------ SUPPLIED INFORMATION ------

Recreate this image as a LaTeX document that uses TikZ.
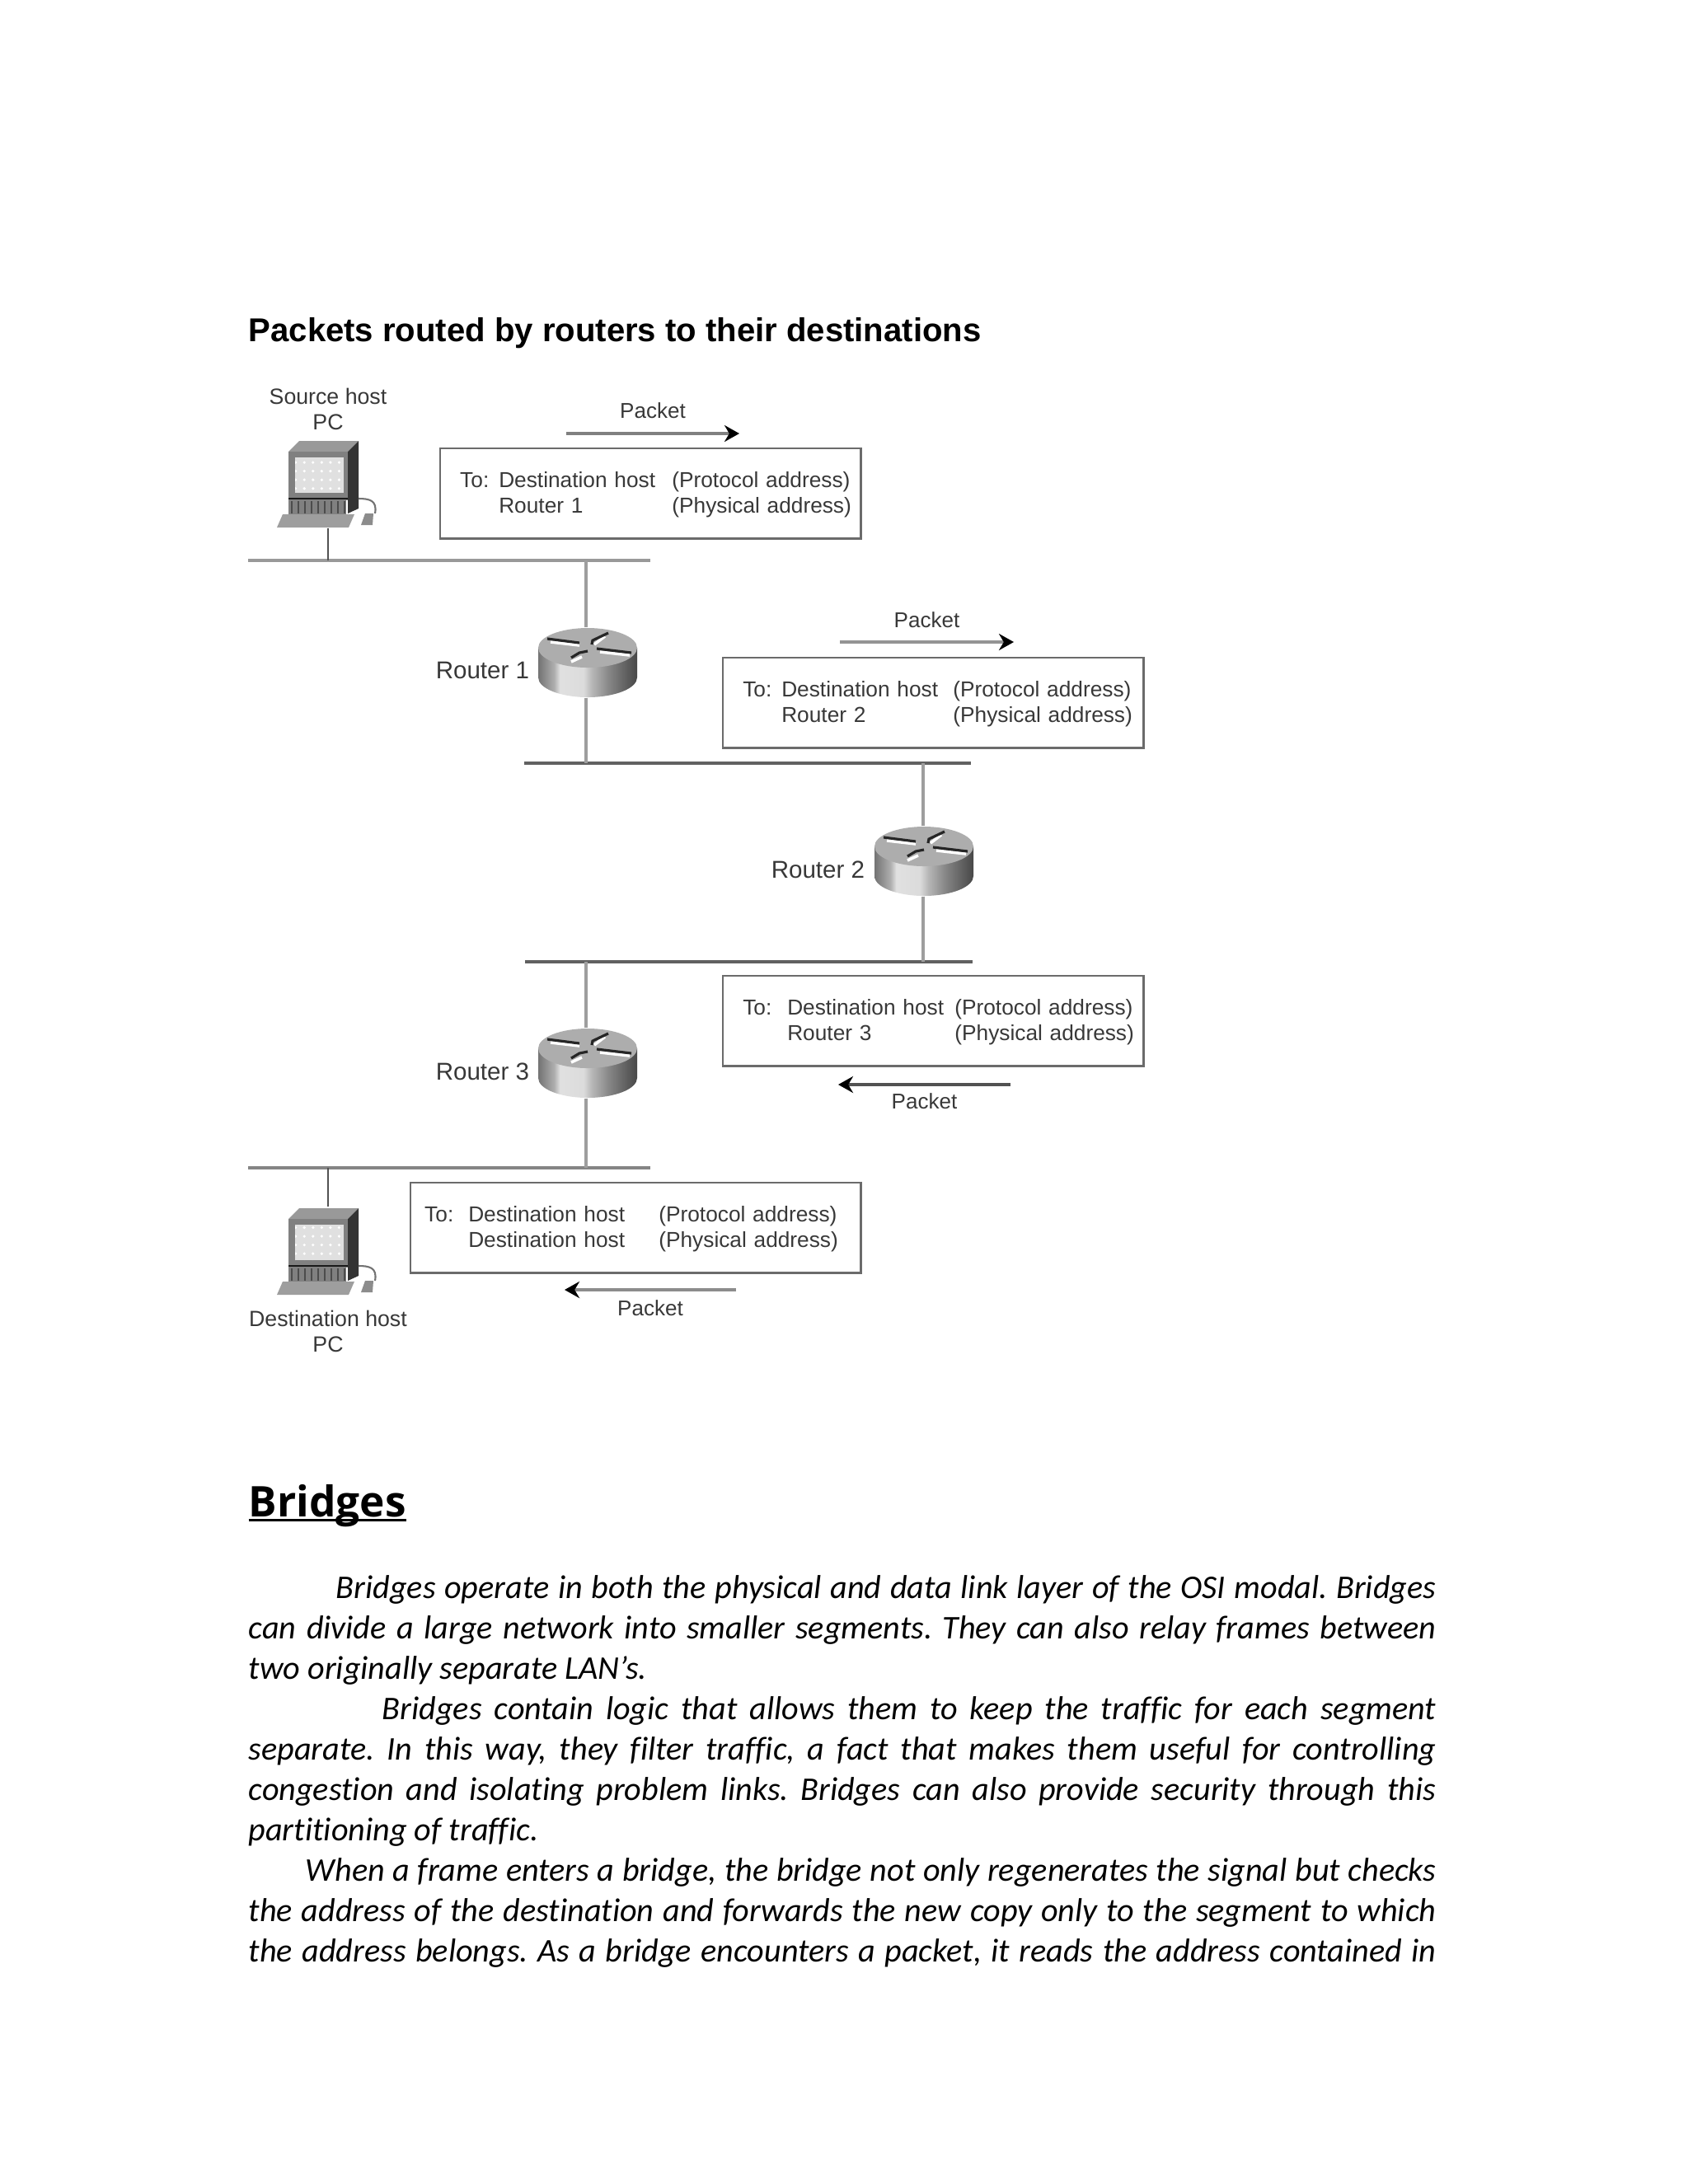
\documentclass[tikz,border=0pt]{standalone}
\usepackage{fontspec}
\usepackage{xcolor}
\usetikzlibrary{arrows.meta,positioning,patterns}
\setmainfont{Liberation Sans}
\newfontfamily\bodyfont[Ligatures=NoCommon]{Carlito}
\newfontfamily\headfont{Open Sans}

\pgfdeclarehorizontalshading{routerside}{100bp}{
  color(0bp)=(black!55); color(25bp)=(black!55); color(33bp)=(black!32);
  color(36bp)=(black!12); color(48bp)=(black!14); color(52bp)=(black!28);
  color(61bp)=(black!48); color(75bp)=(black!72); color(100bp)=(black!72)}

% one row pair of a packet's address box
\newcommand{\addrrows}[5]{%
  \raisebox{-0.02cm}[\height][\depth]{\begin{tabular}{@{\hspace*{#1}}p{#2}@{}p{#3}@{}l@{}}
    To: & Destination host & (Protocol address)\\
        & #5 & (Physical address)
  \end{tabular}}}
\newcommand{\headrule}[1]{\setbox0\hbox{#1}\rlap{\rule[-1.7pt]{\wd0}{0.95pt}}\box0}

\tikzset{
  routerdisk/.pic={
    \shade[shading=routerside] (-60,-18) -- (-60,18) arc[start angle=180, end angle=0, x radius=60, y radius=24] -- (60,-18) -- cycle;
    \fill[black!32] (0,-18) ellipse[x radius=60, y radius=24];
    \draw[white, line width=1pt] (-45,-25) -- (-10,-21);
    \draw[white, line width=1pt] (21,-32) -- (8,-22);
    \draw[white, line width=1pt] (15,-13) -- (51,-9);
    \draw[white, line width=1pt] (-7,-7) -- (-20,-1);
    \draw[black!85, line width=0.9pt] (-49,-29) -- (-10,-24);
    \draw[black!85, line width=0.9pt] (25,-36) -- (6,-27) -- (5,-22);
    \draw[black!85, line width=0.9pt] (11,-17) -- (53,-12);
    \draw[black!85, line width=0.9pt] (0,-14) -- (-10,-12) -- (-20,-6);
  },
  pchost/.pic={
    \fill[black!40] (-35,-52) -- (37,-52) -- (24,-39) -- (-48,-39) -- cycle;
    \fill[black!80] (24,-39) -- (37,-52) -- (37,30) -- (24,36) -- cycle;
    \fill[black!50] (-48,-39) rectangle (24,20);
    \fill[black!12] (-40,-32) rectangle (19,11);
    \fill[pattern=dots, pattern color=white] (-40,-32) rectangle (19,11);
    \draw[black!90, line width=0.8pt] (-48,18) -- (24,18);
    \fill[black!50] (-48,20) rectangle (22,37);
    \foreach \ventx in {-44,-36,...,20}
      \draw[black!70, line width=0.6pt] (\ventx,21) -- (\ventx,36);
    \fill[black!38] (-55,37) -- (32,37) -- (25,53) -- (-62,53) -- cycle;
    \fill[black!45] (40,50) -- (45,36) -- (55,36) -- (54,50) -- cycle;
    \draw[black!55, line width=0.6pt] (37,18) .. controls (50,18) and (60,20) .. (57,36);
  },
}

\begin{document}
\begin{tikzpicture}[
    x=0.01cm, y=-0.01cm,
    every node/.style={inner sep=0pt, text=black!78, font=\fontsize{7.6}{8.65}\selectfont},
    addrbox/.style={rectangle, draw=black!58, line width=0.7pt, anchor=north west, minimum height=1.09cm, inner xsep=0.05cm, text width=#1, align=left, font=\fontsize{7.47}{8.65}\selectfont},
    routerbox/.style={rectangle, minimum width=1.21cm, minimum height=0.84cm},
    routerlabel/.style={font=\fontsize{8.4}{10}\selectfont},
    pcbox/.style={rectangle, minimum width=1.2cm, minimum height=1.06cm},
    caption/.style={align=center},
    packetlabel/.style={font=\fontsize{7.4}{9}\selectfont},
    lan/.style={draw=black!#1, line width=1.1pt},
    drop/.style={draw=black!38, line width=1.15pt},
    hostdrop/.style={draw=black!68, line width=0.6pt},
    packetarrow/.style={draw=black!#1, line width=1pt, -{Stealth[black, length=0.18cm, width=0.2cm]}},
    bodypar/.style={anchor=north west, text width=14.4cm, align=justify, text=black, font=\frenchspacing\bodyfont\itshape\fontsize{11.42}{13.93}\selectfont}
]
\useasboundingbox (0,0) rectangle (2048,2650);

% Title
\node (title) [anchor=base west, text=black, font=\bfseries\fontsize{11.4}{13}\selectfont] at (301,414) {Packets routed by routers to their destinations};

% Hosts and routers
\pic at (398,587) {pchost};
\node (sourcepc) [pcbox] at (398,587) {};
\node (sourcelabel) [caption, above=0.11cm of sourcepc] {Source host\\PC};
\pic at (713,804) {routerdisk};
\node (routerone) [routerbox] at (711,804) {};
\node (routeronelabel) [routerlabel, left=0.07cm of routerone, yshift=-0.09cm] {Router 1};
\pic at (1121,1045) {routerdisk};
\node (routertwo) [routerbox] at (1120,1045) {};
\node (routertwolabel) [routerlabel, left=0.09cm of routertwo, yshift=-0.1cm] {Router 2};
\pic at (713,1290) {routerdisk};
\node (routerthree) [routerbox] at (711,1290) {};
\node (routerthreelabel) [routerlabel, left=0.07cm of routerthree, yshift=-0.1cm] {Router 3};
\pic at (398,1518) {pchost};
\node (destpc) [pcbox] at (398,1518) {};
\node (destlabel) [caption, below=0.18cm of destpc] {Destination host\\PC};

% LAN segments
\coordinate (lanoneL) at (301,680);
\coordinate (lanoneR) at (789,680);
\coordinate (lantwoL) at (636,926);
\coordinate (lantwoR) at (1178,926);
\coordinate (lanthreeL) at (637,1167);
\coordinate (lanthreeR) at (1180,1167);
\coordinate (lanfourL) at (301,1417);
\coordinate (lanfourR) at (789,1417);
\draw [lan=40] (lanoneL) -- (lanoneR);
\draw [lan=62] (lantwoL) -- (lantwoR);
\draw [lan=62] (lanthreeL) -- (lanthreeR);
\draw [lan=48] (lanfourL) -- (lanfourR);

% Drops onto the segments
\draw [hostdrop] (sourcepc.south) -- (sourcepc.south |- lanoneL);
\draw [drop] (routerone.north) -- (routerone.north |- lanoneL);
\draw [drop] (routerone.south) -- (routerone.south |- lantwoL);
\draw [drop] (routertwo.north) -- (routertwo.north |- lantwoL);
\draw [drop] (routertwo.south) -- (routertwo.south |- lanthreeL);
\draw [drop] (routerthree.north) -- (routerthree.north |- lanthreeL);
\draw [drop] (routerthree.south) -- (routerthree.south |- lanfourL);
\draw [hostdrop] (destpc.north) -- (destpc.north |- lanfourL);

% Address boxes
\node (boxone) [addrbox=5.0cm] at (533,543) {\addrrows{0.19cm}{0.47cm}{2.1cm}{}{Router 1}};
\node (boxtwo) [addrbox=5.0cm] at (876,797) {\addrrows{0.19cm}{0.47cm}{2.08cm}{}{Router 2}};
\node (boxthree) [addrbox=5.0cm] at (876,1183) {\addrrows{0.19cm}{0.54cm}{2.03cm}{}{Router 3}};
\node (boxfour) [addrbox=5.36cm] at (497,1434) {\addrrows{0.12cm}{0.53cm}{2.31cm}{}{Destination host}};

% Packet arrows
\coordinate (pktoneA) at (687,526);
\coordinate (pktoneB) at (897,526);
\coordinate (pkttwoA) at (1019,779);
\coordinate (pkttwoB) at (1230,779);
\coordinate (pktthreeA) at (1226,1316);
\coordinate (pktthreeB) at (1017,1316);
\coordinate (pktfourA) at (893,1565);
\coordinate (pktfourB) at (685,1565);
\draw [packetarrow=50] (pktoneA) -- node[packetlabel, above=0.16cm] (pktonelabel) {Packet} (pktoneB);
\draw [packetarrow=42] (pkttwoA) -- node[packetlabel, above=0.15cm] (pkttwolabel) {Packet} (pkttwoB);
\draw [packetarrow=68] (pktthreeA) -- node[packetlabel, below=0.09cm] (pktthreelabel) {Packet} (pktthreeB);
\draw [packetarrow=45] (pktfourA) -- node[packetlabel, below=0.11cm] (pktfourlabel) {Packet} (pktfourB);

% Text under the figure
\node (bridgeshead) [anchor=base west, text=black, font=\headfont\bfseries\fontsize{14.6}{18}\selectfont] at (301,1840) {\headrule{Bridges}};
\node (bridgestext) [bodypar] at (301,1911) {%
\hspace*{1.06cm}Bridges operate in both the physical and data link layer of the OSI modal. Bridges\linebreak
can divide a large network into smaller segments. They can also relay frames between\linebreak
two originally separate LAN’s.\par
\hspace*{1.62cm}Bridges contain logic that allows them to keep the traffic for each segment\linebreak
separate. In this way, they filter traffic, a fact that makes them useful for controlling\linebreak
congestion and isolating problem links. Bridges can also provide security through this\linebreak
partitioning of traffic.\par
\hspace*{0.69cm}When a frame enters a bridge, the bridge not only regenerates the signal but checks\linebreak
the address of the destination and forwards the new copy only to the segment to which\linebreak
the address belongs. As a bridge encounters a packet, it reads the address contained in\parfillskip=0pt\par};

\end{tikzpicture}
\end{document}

------

- [WORK TO COMPLETE]: Extract from the material all lines containing the string "this".

- [FINISHED TASK]:
Recreate this image as a LaTeX document that uses TikZ.
separate. In this way, they filter traffic, a fact that makes them useful for controlling\linebreak
congestion and isolating problem links. Bridges can also provide security through this\linebreak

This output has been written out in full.